A few months ago my dad's PSA numbers had turned up a little high. We all figured it was a false result or a fluke, but the doctor needed to test his levels again. Just to be verify that everything's ok, we all thought (actually my sister was worried, but she's a notorious worrier).
The second reading was significantly lower, but still high enough that the doctor wanted to do a biopsy. Just to verify that everything's ok, we all thought.
But the call from my mom was to tell me that they'd be in town because dad needed to see a doctor to discuss his options. The biopsy had found a small tumor on one side of his prostate and some pre-cancerous cells on the other. So I was to figure out a good restaurant, possibly around Georgetown, where we could all get dinner while they waited out the rush hour traffic.

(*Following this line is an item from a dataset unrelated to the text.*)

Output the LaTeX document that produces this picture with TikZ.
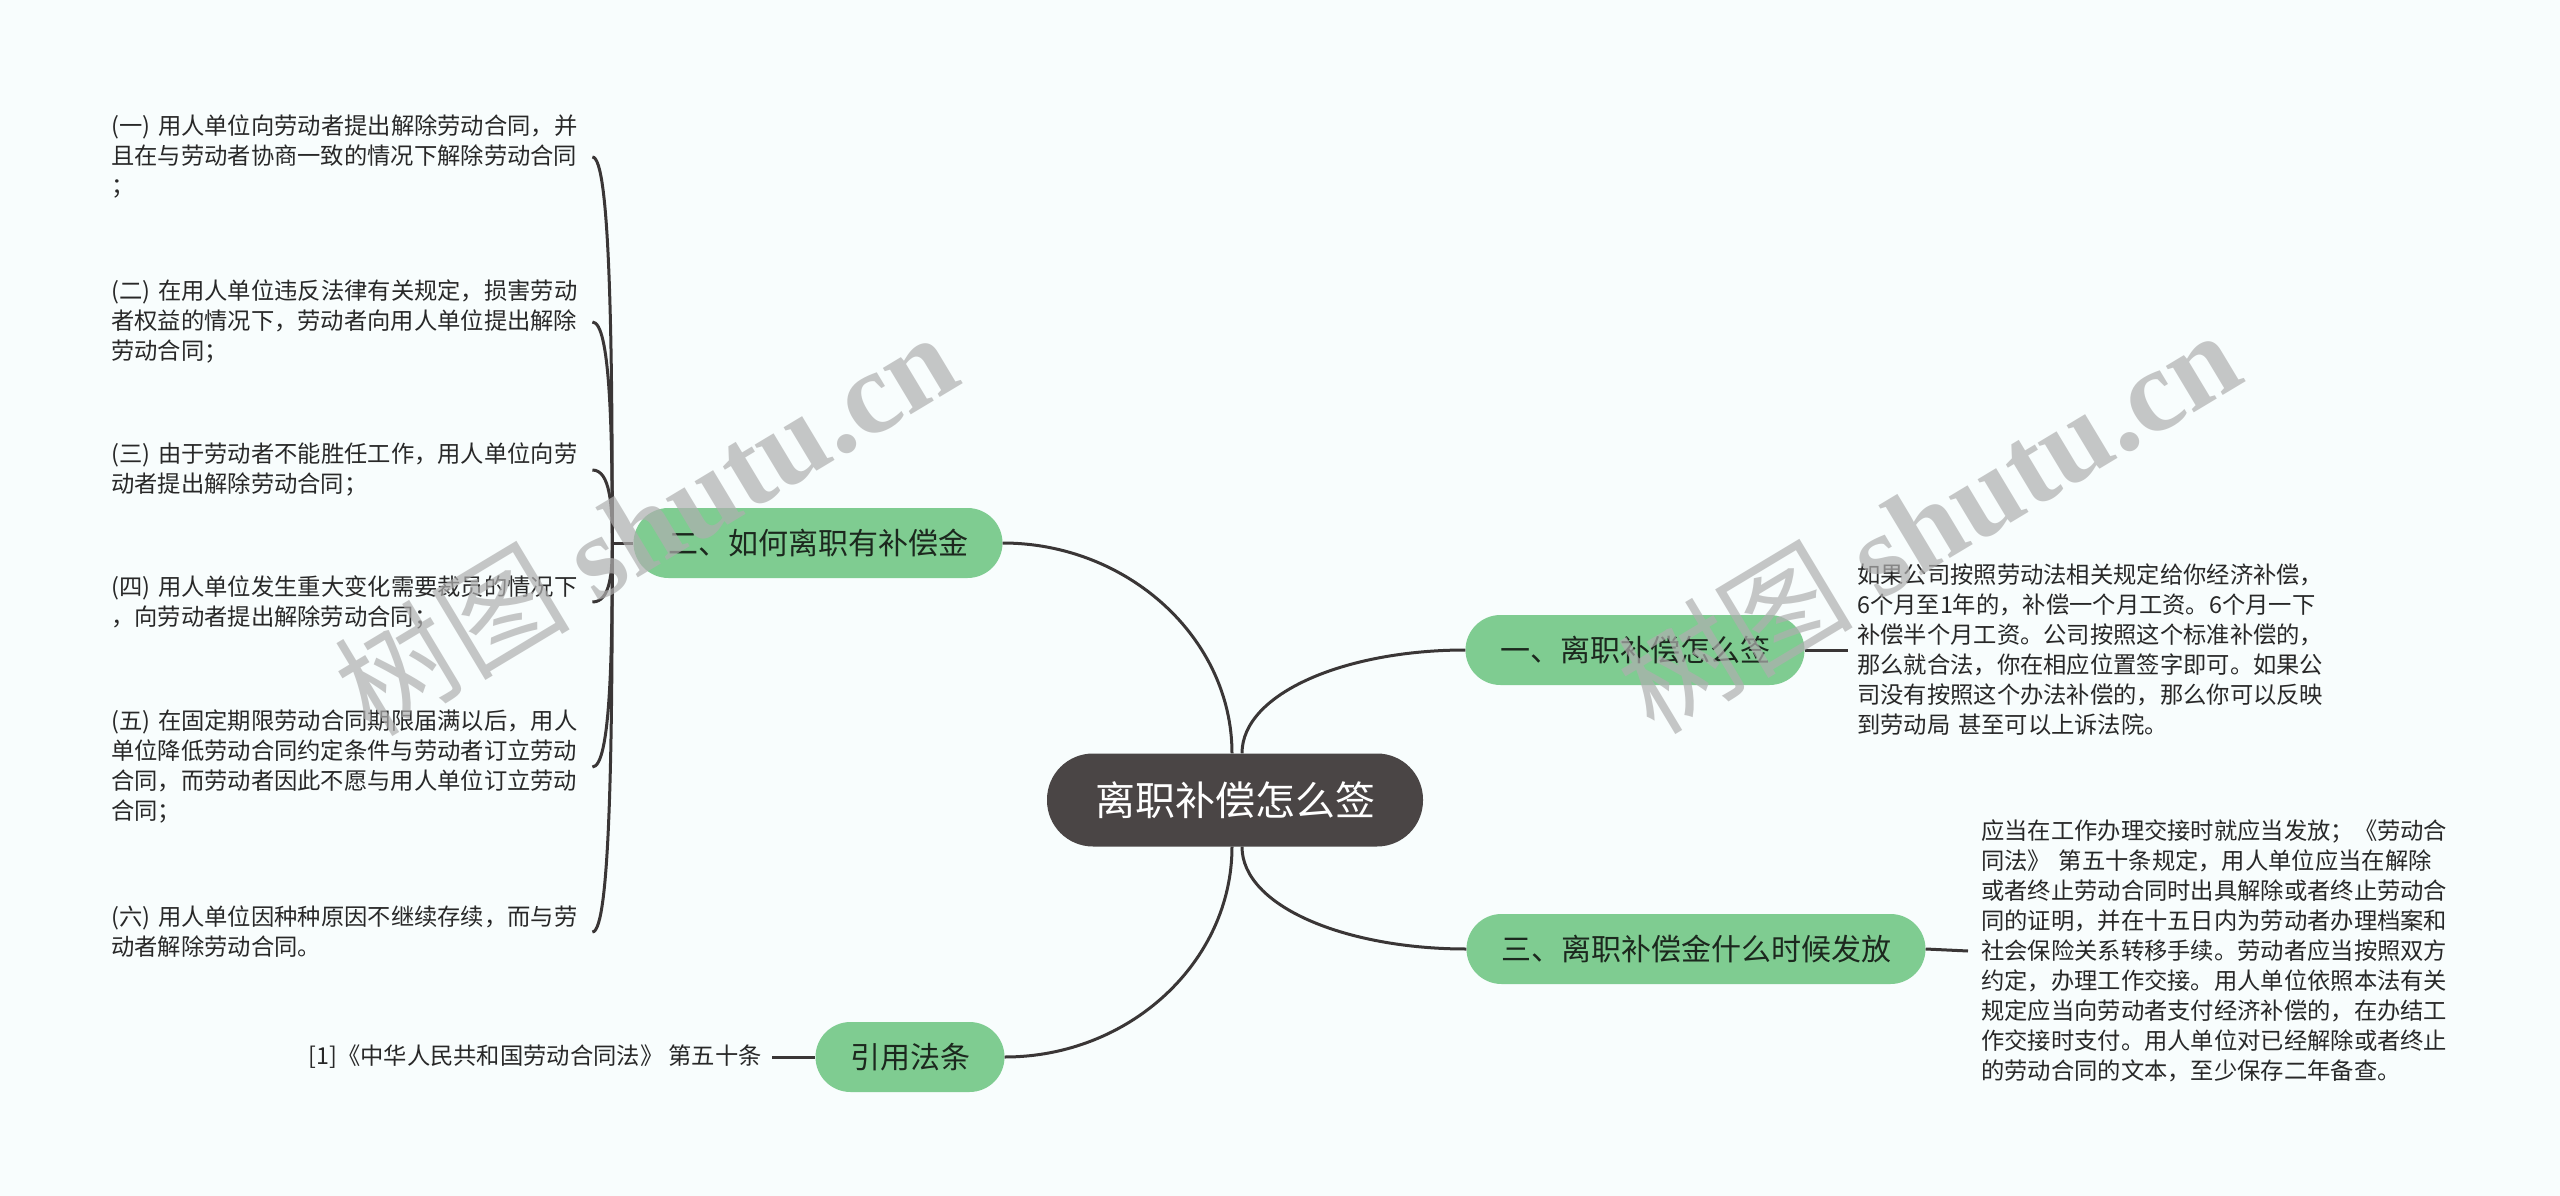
\documentclass[tikz,border=0pt]{standalone}
\usepackage{fontspec}
\setmainfont{Noto Sans CJK SC}
\newfontfamily\wmserif{Liberation Serif}
\usetikzlibrary{calc}
\definecolor{mmbg}{RGB}{248,253,253}
\definecolor{mmgreen}{RGB}{127,204,145}
\definecolor{mmdark}{RGB}{74,69,69}
\definecolor{mmline}{RGB}{58,54,54}
\definecolor{mmtext}{RGB}{40,40,40}
\definecolor{mmtopic}{RGB}{28,40,30}
\definecolor{mmwm}{RGB}{175,175,175}
\begin{document}
\begin{tikzpicture}[x=1pt,y=-1pt,
  rootbox/.style={rectangle, rounded corners=46pt, fill=mmdark, text=white,
    font=\fontsize{40}{48}\selectfont, minimum height=93pt, inner xsep=48pt, inner ysep=0pt},
  topic/.style={rectangle, rounded corners=35pt, fill=mmgreen, text=mmtopic,
    font=\fontsize{30}{36}\selectfont, minimum height=70pt, inner xsep=34.5pt, inner ysep=0pt},
  leaf/.style={text=mmtext, font=\fontsize{23.3}{30}\selectfont, align=left, inner ysep=0pt},
  lleaf/.style={leaf, anchor=west, text width=470pt, inner xsep=11pt},
  conn/.style={draw=mmline, line width=3pt},
  wm/.style={text=mmwm, text opacity=0.7, rotate=31, font=\fontsize{118}{130}\selectfont, inner sep=0pt}
]
\fill[mmbg] (0,0) rectangle (2560,1196);
\useasboundingbox (0,0) rectangle (2560,1196);

% main nodes
\node[rootbox] (root) at (1235,800) {离职补偿怎么签};
\node[topic] (t2) at (818,543) {二、如何离职有补偿金};
\node[topic] (t1) at (1635,650) {一、离职补偿怎么签};
\node[topic] (t3) at (1696,949) {三、离职补偿金什么时候发放};
\node[topic] (t4) at (910,1057) {引用法条};

% root connectors
\draw[conn] ($(root.north)+(-3,0)$) .. controls +(0,-115) and +(125,0) .. (t2.east);
\draw[conn] ($(root.south)+(-3,0)$) .. controls +(0,115) and +(125,0) .. (t4.east);
\draw[conn] ($(root.north)+(7,0)$) .. controls +(0,-60) and +(-120,0) .. (t1.west);
\draw[conn] ($(root.south)+(7,0)$) .. controls +(0,60) and +(-120,0) .. (t3.west);

% left leaves
\node[lleaf] (l1) at (100,157) {(一) 用人单位向劳动者提出解除劳动合同，并\\且在与劳动者协商一致的情况下解除劳动合同\\；};
\node[lleaf] (l2) at (100,322) {(二) 在用人单位违反法律有关规定，损害劳动\\者权益的情况下，劳动者向用人单位提出解除\\劳动合同；};
\node[lleaf] (l3) at (100,470) {(三) 由于劳动者不能胜任工作，用人单位向劳\\动者提出解除劳动合同；};
\node[lleaf] (l4) at (100,602) {(四) 用人单位发生重大变化需要裁员的情况下\\，向劳动者提出解除劳动合同；};
\node[lleaf] (l5) at (100,767) {(五) 在固定期限劳动合同期限届满以后，用人\\单位降低劳动合同约定条件与劳动者订立劳动\\合同，而劳动者因此不愿与用人单位订立劳动\\合同；};
\node[lleaf] (l6) at (100,932) {(六) 用人单位因种种原因不继续存续，而与劳\\动者解除劳动合同。};

\coordinate (jn) at ($(t2.west)+(-21,0)$);
\draw[conn] (t2.west) -- (jn);
\foreach \l in {l1,l2,l3,l4,l5,l6}{
  \draw[conn] (\l.east) .. controls +(18,0) and ($(jn)!0.5!(jn |- \l.east)$) .. (jn);
}

% right details
\node[leaf, anchor=west, text width=466pt, inner xsep=9pt] (d1) at (1848,650) {如果公司按照劳动法相关规定给你经济补偿，\\6个月至1年的，补偿一个月工资。6个月一下\\补偿半个月工资。公司按照这个标准补偿的，\\那么就合法，你在相应位置签字即可。如果公\\司没有按照这个办法补偿的，那么你可以反映\\到劳动局 甚至可以上诉法院。};
\draw[conn] (t1.east) -- (d1.west);

\node[leaf, anchor=west, text width=470pt, inner xsep=13pt] (d3) at (1968,951) {应当在工作办理交接时就应当发放；《劳动合\\同法》 第五十条规定，用人单位应当在解除\\或者终止劳动合同时出具解除或者终止劳动合\\同的证明，并在十五日内为劳动者办理档案和\\社会保险关系转移手续。劳动者应当按照双方\\约定，办理工作交接。用人单位依照本法有关\\规定应当向劳动者支付经济补偿的，在办结工\\作交接时支付。用人单位对已经解除或者终止\\的劳动合同的文本，至少保存二年备查。};
\draw[conn] (t3.east) -- (d3.west);

\node[leaf, anchor=east, inner xsep=10pt] (d4) at (772,1057) {[1]《中华人民共和国劳动合同法》 第五十条};
\draw[conn] (d4.east) -- (t4.west);

% watermarks
\node[wm] (w1) at (645,522) {树图 {\wmserif\bfseries shutu.cn}};
\node[wm] (w2) at (1928,520) {树图 {\wmserif\bfseries shutu.cn}};
\end{tikzpicture}
\end{document}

The news sent my mind spinning. I could hardly settle on one thought long enough to shave and get on some pants, let alone find a restaurant. Somewhere over the course of the day my political anger boiled over and I signed up as a volunteer on both the Howard Dean website and the Green Party USA site. And I kept thinking about the prostate, little ticking timebomb clinging to the underside of my bladder, one that every man is literally sitting on at any time they happen to be sitting down. Everything else ages, the prostate -- its cells without the usual off-switch and constantly dividing -- instead simmers.

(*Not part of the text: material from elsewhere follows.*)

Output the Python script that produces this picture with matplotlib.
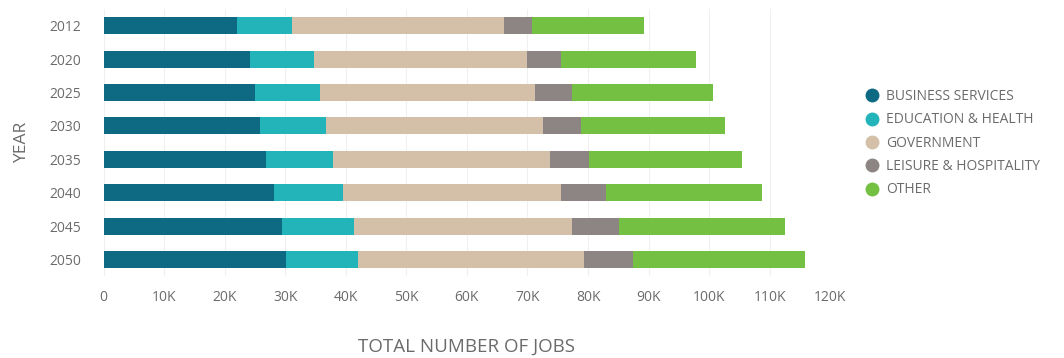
import numpy as np
import matplotlib.pyplot as plt
from matplotlib.lines import Line2D
from matplotlib.ticker import FuncFormatter

years = ["2012", "2020", "2025", "2030", "2035", "2040", "2045", "2050"]
sectors = ["BUSINESS SERVICES", "EDUCATION & HEALTH", "GOVERNMENT",
           "LEISURE & HOSPITALITY", "OTHER"]

business = [22100, 24200, 25000, 25900, 26900, 28200, 29500, 30200]
education = [9100, 10600, 10800, 10900, 11000, 11400, 11800, 11900]
government = [35000, 35200, 35500, 35800, 35900, 35900, 36100, 37300]
leisure = [4500, 5600, 6100, 6200, 6400, 7400, 7800, 8000]
other = [18600, 22300, 23200, 23900, 25200, 25900, 27300, 28500]

colors = ["#0e6a82", "#22b4b9", "#d4c0a9", "#8d8583", "#74c043"]
text_color = "#6b6b6b"

plt.rcParams['font.family'] = ['Open Sans', 'DejaVu Sans']

fig = plt.figure(figsize=(10.64, 3.58), dpi=100)
ax = fig.add_axes([0.0973, 0.229, 0.683, 0.745])

series = [business, education, government, leisure, other]
y = np.arange(len(years))
left = np.zeros(len(years))
for vals, c, name in zip(series, colors, sectors):
    ax.barh(y, vals, left=left, height=0.51, color=c, label=name, zorder=2)
    left += np.array(vals)

ax.set_xlim(0, 120000)
ax.set_ylim(len(years) - 0.5, -0.5)
ax.set_yticks(y)
ax.set_yticklabels(years)
ax.set_xticks(np.arange(0, 120001, 10000))
ax.xaxis.set_major_formatter(FuncFormatter(lambda v, p: "0" if v == 0 else f"{int(v/1000)}K"))
ax.grid(axis="x", color="#f0f0f0", linewidth=0.8, zorder=0)
for s in ax.spines.values():
    s.set_visible(False)
ax.tick_params(length=0, colors=text_color, labelsize=10)
ax.tick_params(axis="x", pad=10)
ax.tick_params(axis="y", pad=16)

ax.set_ylabel("YEAR", color=text_color, fontsize=12.5, labelpad=14)
ax.set_xlabel("TOTAL NUMBER OF JOBS", color=text_color, fontsize=13.5, labelpad=24)

handles = [Line2D([0], [0], marker="o", linestyle="", markersize=9,
                  markerfacecolor=c, markeredgecolor=c) for c in colors]
fig.legend(handles, sectors, loc="center left", bbox_to_anchor=(0.8, 0.6),
           frameon=False, fontsize=10, labelcolor=text_color,
           handletextpad=0.4, labelspacing=0.6, handlelength=1.2)

fig.savefig("out.png", dpi=100)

My friend Fruitbat, when asked about aging, will explain that aging is DNA's way of preventing cancers, that individual people get old and die because otherwise our genetic material itself would be threatened. Cancer is the enemy of continuing life-- improperly duplicated cells. Imagine a picture after several iterations of photocopying, when the slight imperfections of each copy become magnified by the subsequent copying. Soon the original information is lost, the picture only so many unrecognizable blobs. Cells that stop replicating after a while don't reach that stage, which is why all cells shut down, which is why we age and eventually die. We could find a way to shut it off, this limit, and be effectively immortal, but then every organ in our body would be like the prostate-- we'd soon be farms for tumors.
Death, like love, is a dirty trick our genes play on us in their battle against cancer.

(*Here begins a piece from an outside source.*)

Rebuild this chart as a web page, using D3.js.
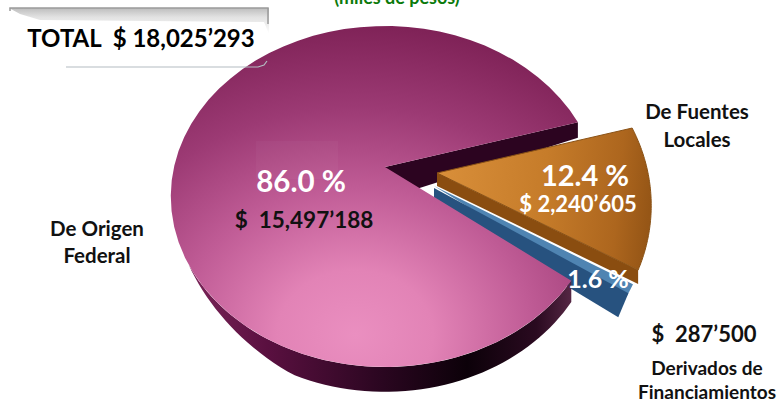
<!DOCTYPE html>
<html><head><meta charset="utf-8">
<script src="https://cdn.jsdelivr.net/npm/d3@7"></script>
<style>html,body{margin:0;padding:0;background:#fff}svg{display:block}text{font-family:Lato,"Open Sans",sans-serif;font-weight:700}</style>
</head><body><div id="c"></div>
<script>
const categories=["De Origen Federal","De Fuentes Locales","Derivados de Financiamientos"];
const values=[15497188,2240605,287500];
const percentLabels=["86.0 %","12.4 %","1.6 %"];
const amountLabels=["$  15,497’188","$ 2,240’605","$  287’500"];
const totalLabel="TOTAL  $ 18,025’293";
const unitLabel="(miles de pesos)";

const W=779,H=402;
const svg=d3.select("#c").append("svg").attr("width",W).attr("height",H);
const defs=svg.append("defs");
function grad(id,type,attrs,stops){
  const g=defs.append(type).attr("id",id).attr("gradientUnits","userSpaceOnUse");
  Object.entries(attrs).forEach(([k,v])=>g.attr(k,v));
  stops.forEach(([o,c])=>g.append("stop").attr("offset",o).attr("stop-color",c));
}
grad("face","radialGradient",{cx:355,cy:335,r:325,gradientTransform:"translate(355 335) scale(1.2 1) translate(-355 -335)"},
  [[0,"#ea8fc0"],[.2,"#e283b6"],[.45,"#c05c96"],[.7,"#9c3a74"],[1,"#7a1e52"]]);
grad("wall","linearGradient",{x1:190,y1:0,x2:575,y2:0},[[0,"#7a2458"],[.2,"#5a1040"],[.5,"#2a0620"],[.72,"#0c0109"],[.9,"#2a0a20"],[1,"#5a2a48"]]);
grad("orange","linearGradient",{x1:437,y1:180,x2:650,y2:200},[[0,"#d98f3a"],[.5,"#c67c2a"],[.85,"#ad661e"],[1,"#965616"]]);
grad("cream","linearGradient",{x1:0,y1:8,x2:0,y2:34},[[0,"#bdbdbd"],[.35,"#e2e2e2"],[1,"#ffffff"]]);

// perspective disc: apex of the pie and projection of the unit circle
const apex=[385,167], rx=211, ry=165.4, persp=-.173, baseDepth=17;
const w=a=>1+persp*Math.sin(a);
const proj=(a,off=[0,0],dz=0,sy=1)=>{
  const s=w(a);
  return [apex[0]+off[0]+rx*Math.cos(a)/s, apex[1]+off[1]+sy*ry*Math.sin(a)/s+dz*baseDepth/(s*s)];
};
const pad=1.5*Math.PI/180;
const pieAngles=d3.pie().sort(null).value(d=>d).padAngle(pad)
  .startAngle(127.9*Math.PI/180).endAngle((127.9+360)*Math.PI/180)(values)
  .map(d=>({a0:d.startAngle-Math.PI/2,a1:d.endAngle-pad-Math.PI/2}));
const arcPts=(a0,a1,off,dz,sy)=>d3.range(0,61).map(i=>{
  const a=a0+(a1-a0)*i/60;
  return proj(a,off,typeof dz==="function"?dz(a):dz,sy);
});
const line=d3.line().curve(d3.curveLinear);
const at=(off)=>[apex[0]+off[0],apex[1]+off[1]];

const [mainA,orA,blA]=pieAngles;
const orOff=[52,6], blOff=[49,19], orSy=1.1, blSy=1.06;

// back cut wall of the main slice
svg.append("path").attr("fill","#2c0420")
  .attr("d",line([at([0,0]),proj(mainA.a1),proj(mainA.a1,[0,0],1),[apex[0],apex[1]+32]])+"Z");

// orange slice: wall on the cut edge, then face
const orEnd=proj(orA.a1,orOff,0,orSy);
svg.append("path").attr("fill","#8a4d10")
  .attr("d",line([at(orOff),orEnd,[orEnd[0],orEnd[1]+14],[at(orOff)[0],at(orOff)[1]+13]])+"Z");
svg.append("path").attr("fill","url(#orange)").attr("stroke","#8a5216").attr("stroke-width",1)
  .attr("d",line([at(orOff),...arcPts(orA.a0,orA.a1,orOff,0,orSy)])+"Z");

// blue slice: thin lit face, with the dark wall covering the rest of it
const blTop=[at(blOff),...arcPts(blA.a0,blA.a1,blOff,0,blSy)];
svg.append("path").attr("fill","#4f84b2").attr("d",line(blTop)+"Z");
const blMid=proj(blA.a0+.5*(blA.a1-blA.a0),blOff,0,blSy);
const blFoot=proj(blA.a1,blOff,.72,blSy);
svg.append("path").attr("fill","#27527f")
  .attr("d",line([[at(blOff)[0],at(blOff)[1]+2],blMid,[blFoot[0]-5,blFoot[1]],[at(blOff)[0],at(blOff)[1]+20]])+"Z");

// main slice: side wall (tapering towards the left) and face
const wallStart=Math.PI*.82;
const taper=a=>Math.min(1,Math.max(0,(wallStart-a)/(Math.PI*.2)));
svg.append("path").attr("fill","url(#wall)")
  .attr("d",line([...arcPts(mainA.a0,wallStart,[0,0],0),...arcPts(mainA.a0,wallStart,[0,0],taper).reverse()])+"Z");
svg.append("path").attr("fill","url(#face)")
  .attr("d",line([at([0,0]),...arcPts(mainA.a0,mainA.a1,[0,0],0)])+"Z");

// faint lighter patch behind the main label
svg.append("rect").attr("x",256).attr("y",141).attr("width",82).attr("height",38).attr("fill","#fff").attr("opacity",.03);

// total callout
const callout=d3.line();
svg.append("path").attr("fill","url(#cream)")
  .attr("d",callout([[9,8],[269,8],[269,34],[264,22],[40,20],[20,14]])+"Z");
svg.append("path").attr("fill","none").attr("stroke","#9a9a9a").attr("stroke-width",1.5)
  .attr("d",callout([[10,11],[10,8],[268,8],[268,24]]));
svg.append("path").attr("fill","none").attr("stroke","#b4bcc2").attr("stroke-width",1.2)
  .attr("d",callout([[66,67],[250,67],[258,67],[264,65],[267,61]]));

function label(t,x,y,size,fill,anchor="middle"){
  svg.append("text").attr("x",x).attr("y",y).attr("font-size",size).attr("fill",fill)
    .attr("text-anchor",anchor).attr("xml:space","preserve").style("white-space","pre").text(t);
}
label(unitLabel,397,4,18,"#0b7a0b");
label(totalLabel,141,47,24,"#000");
label("De Fuentes",697,119,20.5,"#111");
label("Locales",697,147,20.5,"#111");
label(percentLabels[0],301,192,29.5,"#fff");
label(amountLabels[0],304,228,22.5,"#111");
label(percentLabels[1],585,186,29,"#fff");
label(amountLabels[1],578,212,22,"#fff");
label(percentLabels[2],598,288,25,"#fff");
label("De Origen",97,236,20.5,"#111");
label("Federal",97,263,20.5,"#111");
label(amountLabels[2],704,342,22,"#111");
label("Derivados de",707,375,19,"#111");
label("Financiamientos",707,399,19,"#111");
</script></body></html>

D., when asked for recommendations in Georgetown, passed on Mary's raves about the 1789. I managed to make reservations and get directions off the Mapquest by the time my parents showed up.
The food was excellent, but much more importantly I got to see how well my parents were taking everything. "Good Spirits" is the standard, hackneyed term for people who have received bad news, especially about health, but aren't gloomy about it, and I have a difficult time not falling back on it when describing the mood at dinner. The doctor recommended prompt surgery, and so the only decision now is the location and the timing-- will he want to postpone the neck surgery planned in two weeks ("They're gettin' me from both ends!" he joked before the biopsy)? It sounds like he's decided on the DC location, probably sooner than later, although mom thinks he should wait until they're back in Florida so she doesn't have to give him a ride on the beltway. Dad scoffed at this idea.
He sometimes wakes up, she then told me, at 3 in the morning and stares at the ceiling and imagines -- says he can feel -- the little cells dividing. The doctor told him there's a 20% chance that the cells have (which is to say, "the cancer has") already spread, but we're all being optimistic for the other 80%, that this is a preventive measure, that the surgery will get it all and that everything will turn out ok.